While she doesn’t have formal training in it, Christy has an innate gift for design. She says corralling someone’s personal collection of five hundred to one thousand books is easier than managing the 100,000-book collection at the Teton County Library, which she needed to move multiple times due to building additions.
Christy says she enjoys making a client’s collected pages flow, letting them shine and tell a story about the owner. It’s a process not only about what people are connected to now, but who they’re growing into.
“It’s an interesting way to look at your life: Who do I want to be? What will the six-year-old want to read when he’s sixteen?”
Books are also a way to communicate with visitors.
“People are always curious about bookshelves when they walk into a home,” Christy says. “It says how your brain works, how you see the world. It’s a fun way to get to know someone, [revealing] things they may not necessarily tell you.”
Christy works on about a dozen personal libraries a year. For some clients it involves shaping the tomes they already have and displaying them in an inviting way; for others, it’s building a collection from scratch based on their interests.
Almost a decade in, the patchwork of human curiosities continues to keep Christy on her toes. One project this winter had a hodgepodge of titles devoted to alchemy—the mythological science of making gold out of other metals—as well as magic. Another home library focused on menswear fashion, and still another dove deep into heraldry and flag history.

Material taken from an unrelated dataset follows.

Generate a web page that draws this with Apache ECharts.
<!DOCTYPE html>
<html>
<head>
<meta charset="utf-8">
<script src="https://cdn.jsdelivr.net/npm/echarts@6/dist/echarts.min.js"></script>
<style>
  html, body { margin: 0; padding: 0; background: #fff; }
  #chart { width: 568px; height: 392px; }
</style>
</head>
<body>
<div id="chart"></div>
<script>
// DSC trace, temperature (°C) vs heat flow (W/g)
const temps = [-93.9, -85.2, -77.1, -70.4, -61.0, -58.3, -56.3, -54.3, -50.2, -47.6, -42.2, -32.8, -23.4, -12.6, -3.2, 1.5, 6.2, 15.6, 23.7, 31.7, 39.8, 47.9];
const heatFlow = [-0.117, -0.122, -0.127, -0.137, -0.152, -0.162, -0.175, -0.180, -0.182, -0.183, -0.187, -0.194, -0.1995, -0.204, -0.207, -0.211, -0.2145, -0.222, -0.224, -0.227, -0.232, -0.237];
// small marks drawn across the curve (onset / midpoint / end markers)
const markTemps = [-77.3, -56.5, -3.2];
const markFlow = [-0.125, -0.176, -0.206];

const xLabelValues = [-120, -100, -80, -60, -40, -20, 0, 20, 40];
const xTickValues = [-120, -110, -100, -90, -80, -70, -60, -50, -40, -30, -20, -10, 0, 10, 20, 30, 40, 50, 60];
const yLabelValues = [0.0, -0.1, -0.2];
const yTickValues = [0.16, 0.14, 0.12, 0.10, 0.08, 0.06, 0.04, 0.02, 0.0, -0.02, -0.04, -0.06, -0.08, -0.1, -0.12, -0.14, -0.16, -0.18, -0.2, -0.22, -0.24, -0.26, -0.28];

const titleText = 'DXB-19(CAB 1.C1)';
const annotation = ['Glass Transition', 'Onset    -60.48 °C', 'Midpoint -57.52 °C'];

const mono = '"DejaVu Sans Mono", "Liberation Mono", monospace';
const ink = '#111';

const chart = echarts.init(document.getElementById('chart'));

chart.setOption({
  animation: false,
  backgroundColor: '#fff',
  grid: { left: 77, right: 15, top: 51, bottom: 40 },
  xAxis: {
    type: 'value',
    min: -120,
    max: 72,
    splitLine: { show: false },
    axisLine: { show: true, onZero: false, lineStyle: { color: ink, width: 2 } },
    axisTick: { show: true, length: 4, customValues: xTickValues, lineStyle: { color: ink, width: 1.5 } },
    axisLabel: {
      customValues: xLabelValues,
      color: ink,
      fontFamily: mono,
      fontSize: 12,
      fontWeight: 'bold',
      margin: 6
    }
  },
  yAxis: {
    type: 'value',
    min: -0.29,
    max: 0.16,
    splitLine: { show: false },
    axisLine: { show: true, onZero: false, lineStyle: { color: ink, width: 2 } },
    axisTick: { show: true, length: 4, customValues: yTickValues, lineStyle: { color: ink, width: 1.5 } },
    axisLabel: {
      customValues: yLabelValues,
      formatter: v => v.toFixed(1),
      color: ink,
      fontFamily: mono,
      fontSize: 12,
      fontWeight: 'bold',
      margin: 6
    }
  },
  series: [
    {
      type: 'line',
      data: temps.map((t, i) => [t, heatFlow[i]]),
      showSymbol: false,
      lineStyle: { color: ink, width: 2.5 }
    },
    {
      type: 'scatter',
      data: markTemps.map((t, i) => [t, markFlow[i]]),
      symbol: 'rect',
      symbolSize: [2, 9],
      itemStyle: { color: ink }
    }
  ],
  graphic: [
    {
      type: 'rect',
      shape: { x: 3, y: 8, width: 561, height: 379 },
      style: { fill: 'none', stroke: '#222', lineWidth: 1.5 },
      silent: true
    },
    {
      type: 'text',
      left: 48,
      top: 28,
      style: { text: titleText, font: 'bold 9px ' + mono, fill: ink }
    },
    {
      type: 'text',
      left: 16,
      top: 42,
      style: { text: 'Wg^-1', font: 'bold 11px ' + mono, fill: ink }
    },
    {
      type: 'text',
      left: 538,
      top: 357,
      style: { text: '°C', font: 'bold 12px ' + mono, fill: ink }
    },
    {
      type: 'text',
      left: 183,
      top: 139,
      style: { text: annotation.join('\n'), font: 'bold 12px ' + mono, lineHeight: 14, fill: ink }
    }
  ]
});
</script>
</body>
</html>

Of course, locally, there’s a lot of shelf space devoted to outdoor pursuits such as skiing and fly fishing.




Whether it’s working with a rare book seller or tracking down out-of-print editions, Christy enjoys the hunt and aims to create libraries that dig ever deeper. If one client in Malibu is super stoked on surfing, Christy wants to find the moment surfing was first photographed.

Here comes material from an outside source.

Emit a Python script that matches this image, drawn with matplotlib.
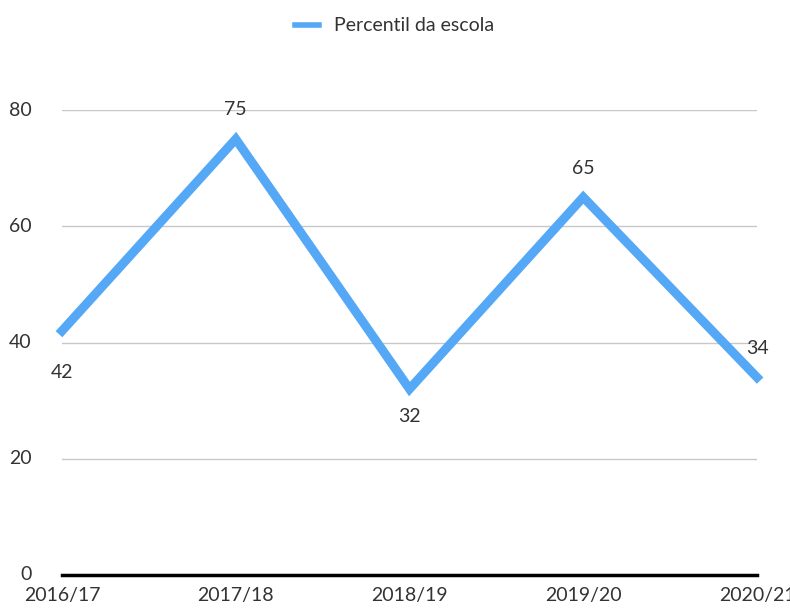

“It’s fun to take a specific topic and think, how can I go about finding the thing that they will pull off the shelf and say: ‘This is delightful,’” Christy says.
One home library she curated sought to speak to the generations to come.
“I had one client who really wanted a collection for his children to grow into,” she says. “So, there was a wonderful fiction section containing classics and modern classics. He also really focused on the life well lived in the non-fiction with philosophy, psychology, individuals with great memoirs. This library wanted to answer: What is a great life?”
She remembers another client in Moran, Wyoming, whose collection of first-edition Audubon, Thoreau, and Darwin titles made her gasp.
“That was before I had as much access to rare books [as I do now], and it opened my eyes to what’s out there.”
Christy also takes on smaller projects, like sourcing that perfect Christmas present for a bibliophile tech billionaire.
(For those wondering, the tech founder loved the poet Rainer Maria Rilke and, in the end, Christy found something called an artist’s book—a work of art in book form—that contained a beautifully illustrated Rilke poem. Many of these artist’s books live in the Smithsonian Museum.)
The story doesn’t end when the books are placed on the shelves. Libraries are always evolving.
“I have been hunting for several years for the right copy of a Dashiell Hammett, an American noir mystery writer,” Christy says. “My client is collecting his books. We have all of the top books except for one. It’s my white whale.”
For the average person looking to spruce up their book collection without the help of a personal librarian, Christy recommends being intentional with their choices: amass books one by one, waiting until you find something that really speaks to you.
“Curate for yourself a specific mix that feels right for your space,” Christy says. “Look at your family’s interests: a book on my husband’s hobby or my son’s favorite subject. A library should push everyone forward.”